AF: I don’t care what color or fabric, the cut is the crucial thing.

ALT: Do you think Gary Cooper was elegant?

AF: Well, I know Cooper was an Anderson & Sheppard customer for forty years. Anybody who subscribed to the innate sense of relaxed, sporty cut, I feel must have an inner sense of elegance. A lot of people have Adolph Menjou as a reference point for elegance. His cut was more severe, drawn, tense, fitted.

ALT: The average American male doesn’t have this body that looks good in a soft, melting suit. American shoulders are broader than European. So how do you apply English drape to a big strapping honcho lawyer or a broker who builds up at the gym?

AF: Anderson & Sheppard, unlike other tailors, will only make one thing. That is some version of the drape suit for any size, race, color, or sexual persuasion. Years ago they used to make suits for women. English drape is not for a guy with a forty-inch waist.

ALT: How do you stay fit?

AF: I jog every morning. Play a lot of tennis. Marilise and I have a house in upstate New York. It’s part of the Gipsy Trail Club, a very old-fashioned riding community. We have a log cabin house with an electric garage. Actually, it’s a big, three story house built on logs. Very Old World in mood.

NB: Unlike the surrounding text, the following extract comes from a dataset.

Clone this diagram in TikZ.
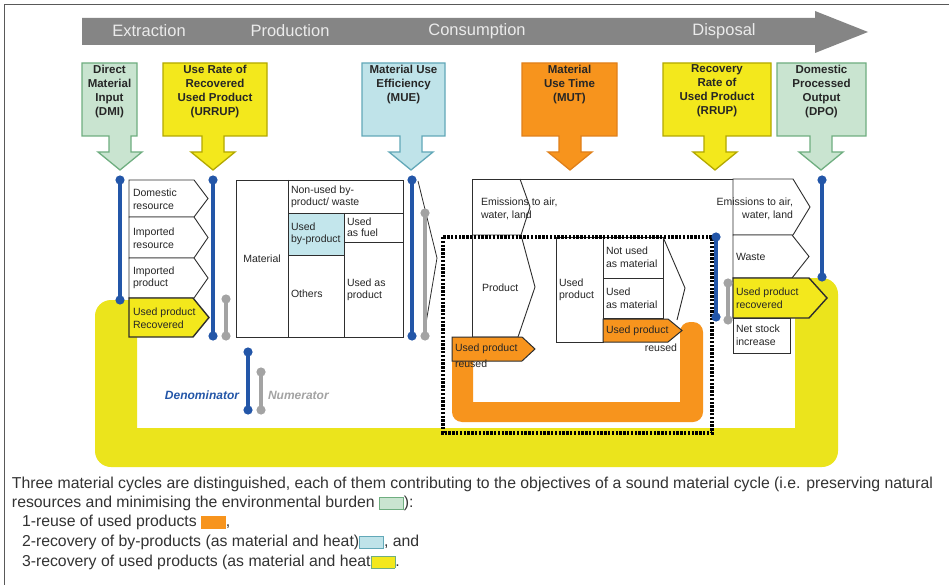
\documentclass[tikz,border=0pt]{standalone}
\usepackage{fontspec}
\setmainfont{Liberation Sans}

\definecolor{arrowgray}{HTML}{858585}
\definecolor{phasetext}{HTML}{EBEBEB}
\definecolor{envgreen}{HTML}{C9E4D0}
\definecolor{envgreenline}{HTML}{6FAE80}
\definecolor{loopyellow}{HTML}{EBE41C}
\definecolor{boxyellow}{HTML}{F3E81C}
\definecolor{yellowline}{HTML}{B3A800}
\definecolor{byblue}{HTML}{BFE3E9}
\definecolor{bybluefill}{HTML}{C3E6EC}
\definecolor{byblueline}{HTML}{62A8B8}
\definecolor{reuseorange}{HTML}{F7941D}
\definecolor{orangeline}{HTML}{E0801A}
\definecolor{denblue}{HTML}{2356A8}
\definecolor{numgray}{HTML}{A3A3A3}
\definecolor{inkline}{HTML}{2E2E2E}
\definecolor{inktext}{HTML}{262626}
\definecolor{legendtext}{HTML}{333333}

% pentagon (arrow-shaped) box: style, left x, top y, start of point, tip x, bottom y
\newcommand\chevbox[6]{%
  \draw[#1] (#2,#3) -- (#4,#3) -- (#5,{(#3+#6)/2}) -- (#4,#6) -- (#2,#6) -- cycle;}

% indicator call-out: fill, edge, left x, right x, arrow x, node name, text
\newcommand\indicator[7]{%
  \draw[fill=#1, draw=#2, line width=1.3]
    (#3,63) -- (#4,63) -- (#4,136) -- ({#5+11},136) -- ({#5+11},152)
    -- ({#5+22},152) -- (#5,170) -- ({#5-22},152) -- ({#5-11},152)
    -- ({#5-11},136) -- (#3,136) -- cycle;
  \node[indtxt] (#6) at ({(#3+#4)/2},65) {#7};}

% measuring bar with round ends: colour, name, x, top y, bottom y
\newcommand\measurebar[5]{%
  \coordinate (#2t) at (#3,#4);
  \coordinate (#2b) at (#3,#5);
  \draw[#1, line width=3.6] (#2t) -- (#2b);
  \fill[#1] (#2t) circle[radius=4.6pt] (#2b) circle[radius=4.6pt];}

% colour sample inside the legend text
\newcommand\swatch[2]{{\fboxsep=0pt\fboxrule=0.9pt\raisebox{-1.5pt}{\fcolorbox{#2}{#1}{\rule{0pt}{11pt}\hspace{23pt}}}}}

\begin{document}
\begin{tikzpicture}[x=1pt, y=-1pt, line join=miter,
  every node/.style={inner sep=0pt, outer sep=0pt},
  phase/.style={font=\fontsize{16.5}{18}\selectfont, text=phasetext},
  indtxt/.style={font=\fontsize{11.5}{14}\selectfont\bfseries, align=center, anchor=north, text=inktext},
  boxtxt/.style={font=\fontsize{10.5}{12.5}\selectfont, align=left, anchor=west, text=inktext},
  plainbox/.style={draw=inkline, line width=0.9, fill=white},
  yellowbox/.style={draw=inkline, line width=1.4, fill=boxyellow},
  orangebox/.style={draw=inkline, line width=1.0, fill=reuseorange},
  legend/.style={font=\fontsize{15.8}{18}\selectfont, anchor=west, text=legendtext}]

\useasboundingbox (0,0) rectangle (949,585);
\fill[white] (0,0) rectangle (949,585);

% page frame
\draw[line width=1.3, draw=black!65] (4.5,585) -- (4.5,4.5) -- (949,4.5);

% life-cycle stages arrow
\fill[arrowgray] (82,18) -- (815,18) -- (815,11) -- (868,32) -- (815,53)
  -- (815,45) -- (82,45) -- cycle;
\node[phase] (stExtraction)  at (149,31) {Extraction};
\node[phase] (stProduction)  at (290,31) {Production};
\node[phase] (stConsumption) at (477,31) {Consumption};
\node[phase] (stDisposal)    at (724,31) {Disposal};

% indicators
\indicator{envgreen}{envgreenline}{82}{137}{120}{dmi}{Direct\\Material\\Input\\(DMI)}
\indicator{boxyellow}{yellowline}{163}{267}{213}{urrup}{Use Rate of\\Recovered\\Used Product\\(URRUP)}
\indicator{byblue}{byblueline}{362}{445}{411}{mue}{Material Use\\Efficiency\\(MUE)}
\indicator{reuseorange}{orangeline}{522}{617}{570}{mut}{Material\\Use Time\\(MUT)}
\indicator{boxyellow}{yellowline}{663}{771}{715}{rrup}{Recovery\\Rate of\\Used Product\\(RRUP)}
\indicator{envgreen}{envgreenline}{777}{866}{821}{dpo}{Domestic\\Processed\\Output\\(DPO)}

% cycle 3: recovery of used products
\fill[loopyellow] (137,300) [rounded corners=16] -- (95,300) -- (95,467)
  -- (838,467) -- (838,278) -- (795,278) [sharp corners] -- (795,428)
  -- (137,428) -- cycle;

% cycle 1: reuse of used products
\fill[reuseorange] (473,338) -- (452,338) [rounded corners=10] -- (452,422)
  -- (703,422) -- (703,322) -- (680,322) [sharp corners] -- (680,402)
  -- (473,402) -- cycle;

% extraction: inputs
\chevbox{plainbox}{129}{180}{194}{208}{217}
\chevbox{plainbox}{129}{217}{194}{208}{258}
\chevbox{plainbox}{129}{258}{194}{208}{298}
\chevbox{yellowbox}{129}{298}{193}{209}{337}
\node[boxtxt] (inDom) at (133,199) {Domestic\\resource};
\node[boxtxt] (inImpR) at (133,238) {Imported\\resource};
\node[boxtxt] (inImpP) at (133,278) {Imported\\product};
\node[boxtxt] (inRec) at (133,318) {Used product\\Recovered};

% production
\draw[plainbox] (236,180) rectangle (403,337);
\fill[bybluefill] (288,213) rectangle (344,255);
\draw[inkline, line width=0.9] (288,180) -- (288,337)
  (288,213) -- (403,213) (344,213) -- (344,337)
  (288,255) -- (344,255) (344,242) -- (403,242);
\draw[inkline, line width=0.8] (418,181) -- (437,258) -- (424,335);
\node[boxtxt, anchor=center] (prMat) at (262,259) {Material};
\node[boxtxt] (prNon) at (291,197) {Non-used by-\\product/ waste};
\node[boxtxt] (prUsedBy) at (291,234) {Used\\by-product};
\node[boxtxt, font=\fontsize{10.5}{11}\selectfont] (prFuel) at (347,227) {Used\\as fuel};
\node[boxtxt] (prOth) at (291,294) {Others};
\node[boxtxt] (prProd) at (347,290) {Used as\\product};

% consumption
\draw[inkline, line width=0.9] (472,337) -- (472,179) -- (733,179);
\draw[inkline, line width=0.9] (520,179) -- (530,207) -- (521,235)
  -- (535,287) -- (518,337) -- (472,337) (472,235) -- (521,235);
\node[boxtxt] (csEm) at (481,209) {Emissions to air,\\water, land};
\node[boxtxt] (csProd) at (482,288) {Product};

\draw[plainbox] (556,237) rectangle (603,342);
\draw[plainbox] (603,237) rectangle (663,278);
\draw[plainbox] (603,278) rectangle (663,318);
\draw[inkline, line width=0.9] (663,237) -- (685,288) -- (677,320);
\chevbox{orangebox}{603}{319}{668}{682}{342}
\node[boxtxt] (csUsed) at (559,290) {Used\\product};
\node[boxtxt] (csNot) at (606,257) {Not used\\as material};
\node[boxtxt] (csMat) at (606,298) {Used\\as material};
\node[boxtxt] (csReu) at (606,331) {Used product};
\node[boxtxt, anchor=east] (csReuB) at (677,348) {reused};

\chevbox{orangebox}{452}{337}{522}{535}{361}
\node[boxtxt] (csReuL) at (455,349) {Used product};
\node[boxtxt] (csReuLB) at (455,364) {reused};

% disposal
\chevbox{plainbox}{733}{179}{793}{810}{235}
\chevbox{plainbox}{733}{235}{792}{809}{278}
\chevbox{yellowbox}{733}{278}{809}{827}{318}
\draw[plainbox] (733,318) rectangle (790,353);
\node[boxtxt, align=right, anchor=east] (dsEm) at (793,209) {Emissions to air,\\water, land};
\node[boxtxt] (dsWaste) at (736,257) {Waste};
\node[boxtxt] (dsRec) at (736,298) {Used product\\recovered};
\node[boxtxt] (dsStock) at (736,335) {Net stock\\increase};

% reuse boundary
\draw[black, line width=3.2, dash pattern=on 2.4pt off 1.4pt] (443,237) rectangle (712,433);

% denominators and numerators
\measurebar{denblue}{dmiBar}{120}{180}{300}
\measurebar{denblue}{urrupBar}{213}{180}{336}
\measurebar{numgray}{urrupNum}{226}{299}{336}
\measurebar{denblue}{mueBar}{412}{180}{336}
\measurebar{numgray}{mueNum}{425}{213}{336}
\measurebar{denblue}{rrupBar}{716}{237}{317}
\measurebar{numgray}{rrupNum}{728}{283}{320}
\measurebar{denblue}{dpoBar}{822}{180}{277}
\measurebar{denblue}{keyDen}{248}{352}{410}
\measurebar{numgray}{keyNum}{261}{372}{410}
\node[anchor=east, font=\fontsize{12}{14}\selectfont\bfseries\itshape, text=denblue] (keyDenTxt) at (239,395) {Denominator};
\node[anchor=west, font=\fontsize{12}{14}\selectfont\bfseries\itshape, text=numgray] (keyNumTxt) at (268,395) {Numerator};

% legend
\node[legend] (lg1) at (12,484) {Three material cycles are distinguished, each of them contributing to the objectives of a sound material cycle (i.e. preserving natural};
\node[legend] (lg2) at (12,503) {resources and minimising the environmental burden \swatch{envgreen}{envgreenline}):};
\node[legend] (lg3) at (22,522) {1-reuse of used products \swatch{reuseorange}{reuseorange},};
\node[legend] (lg4) at (22,542) {2-recovery of by-products (as material and heat)\swatch{byblue}{byblueline}, and};
\node[legend] (lg5) at (22,562) {3-recovery of used products (as material and heat\swatch{boxyellow}{envgreenline}.};
\end{tikzpicture}
\end{document}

ALT: What is great clothing?

AF: Clothing that begins to take on the shape of the individual when he wears it. Today clothes which are manufactured are glued together. So every form is the same basically. Soft suits become the person. And one should never look as if he is wearing a new suit.

ALT: Why don’t you wear only Alan Flusser suits?

AF: I can’t learn about the things that make suits more comfortable unless I have my own suits made for me.

ALT: John Duka is a big fan of your contrast toe and heel socks. Do you think socks and garters are for men what lace briefs and bikini bras are for women?

AF: Helmut Newton might think that way.

ALT: Describe Alan Flusser.

AF: I am an academician of clothes, for sure. Eccentric and eclectic. I basically like to think, underneath it all, people will be happier and more comfortable if they wear my clothes. I do want to add to a certain sense of not only aesthetics about clothes, but about life in general.